Fisioter Bras 2021;22(4):500-1
EDITORIAL
O
português, o desprazer e a anedonia
Marco
Orsini*, Acary Souza Bulle Oliveira**
*Médico,
D.Sc., **Médico, D.Sc.,
Unifesp, Escola Paulista de Medicina
Correspondência: Marco Orsini, orsinimarco@hotmail.com
A língua portuguesa, indubitavelmente,
fora muito ferida nas últimas décadas. Em associação, a anedonia (lentificação
da capacidade de sentir interesse e prazer), pairou na leitura de artigos
científicos e\ou trabalhos de mestrado e doutorado. Os pesquisadores, salvo
raras exceções, encontram-se “disfuncionais” no que tange aos comportamentos
associados à recompensa ou a domínios de valência positiva, quando se inclinam
para a leitura. Um primeiro parágrafo já é capaz de desconstruir a ideia de um
trabalho brilhante, tipo aqueles ovos de Colombo. Realmente a língua
portuguesa, quando bem aplicada, nos antecipa, nos motiva e faz eclodir um
retorno “límbico” do “valeu a pena”.
O
idioma por nós escrito e falado
tornou-se uma espécie de “raridade” quando o assunto
é a nobreza, o gingado, as trocas provisórias e
improvisadas de palavras. Como devemos
corrigir ou melhorar essa discussão? Lendo. O ato de ler
dignifica, fornece
robustez nas discussões e ainda apresenta estímulos
diversos aos substratos
neurais, como estruturas, neurotransmissores e circuitos neurais
semelhantes.
Todos possuímos dons, mas quando esses
pecam, nos sobram a perseverança. Se não somos capazes de remodelar o nosso
DNA, porque não pensar na hipótese epigenética? Ler e escrever funcionam como
facilitadores da plasticidade neural. Essa estória de que o papel aceita tudo
em parte é verdade, pois esse não possui capacidade de expressar o quanto é
agredido com erros de concordância verbal, nominal, crases, pontos e
tal...
Ler é poder viver a partir da nossa
“vidinha” única, muitas outras vidas e
descobrir muitas outras coisas que nos ampliam a humanidade.

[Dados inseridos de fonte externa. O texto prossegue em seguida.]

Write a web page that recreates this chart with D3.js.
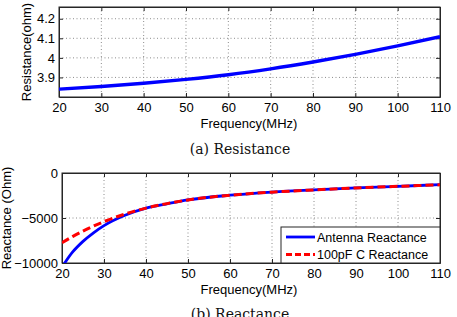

Percebam o exemplo de uma repetição de palavras que não “fere” o
nosso idioma.
Quando digo ler e escrever não me refiro
aos artigos e livros científicos, mas uma leitura densa; tipo aquela que nos
preenche e remete algum significado. Não podemos esquecer-nos dos “Poemas
Escolhidos” de Gregório de Matos; “Quincas Borda” de Machado de Assis, “Nove
Noites” de Bernardo Carvalho e “A relíquia” de Eça de Queiroz. Esse último
acreditamos ter sido combalido por uma doença denominada Polineuropatia Amiloidótica Familiar.
Nesse universo de leitura não podemos
deixar de citar a genialidade de Clarice Lispector e, sem ancorar a emoção no
cerne desse texto, as crônicas de Bety Orsini.

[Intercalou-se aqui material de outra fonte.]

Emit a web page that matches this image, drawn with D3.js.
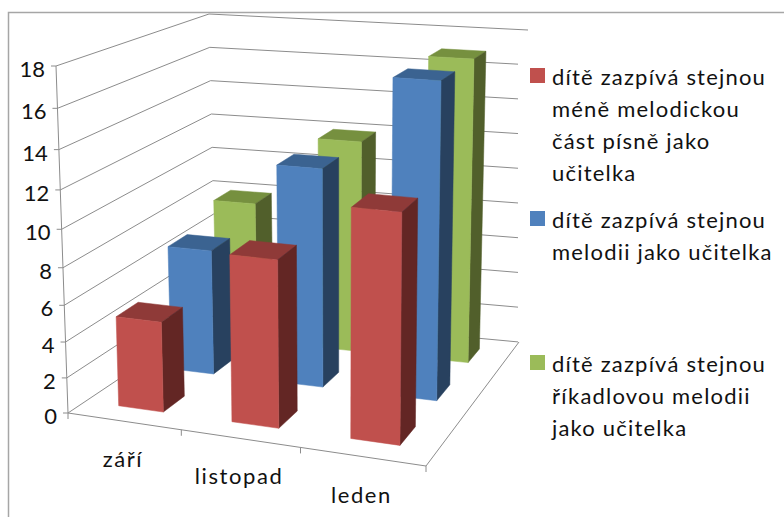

Sentimos falta, muita falta da destreza das palavras.
A vida e visão desses autores citados acima estão muito distantes de nós, mas a escrita de um idioma que nascera em nosso Brasil é obrigação para todos que leem esse editorial. Realmente o início de leituras densas nos traz obstáculos de interpretação, de síntese, de “negociação” com os autores. O contexto cultural e literário mudou; infelizmente para pior. Voltemos a sublinhar textos de Machado de Assis; busquemos palavras no dicionário e vejamos o comportamento e “esconderijo” dessas durante os textos. Um sistema filosófico, por mais que não seja admirável, deve eclodir um pouquinho dentro de nós.
Dedico este editorial a Elizabeth Orsini e Carlos Henrique Melo Reis.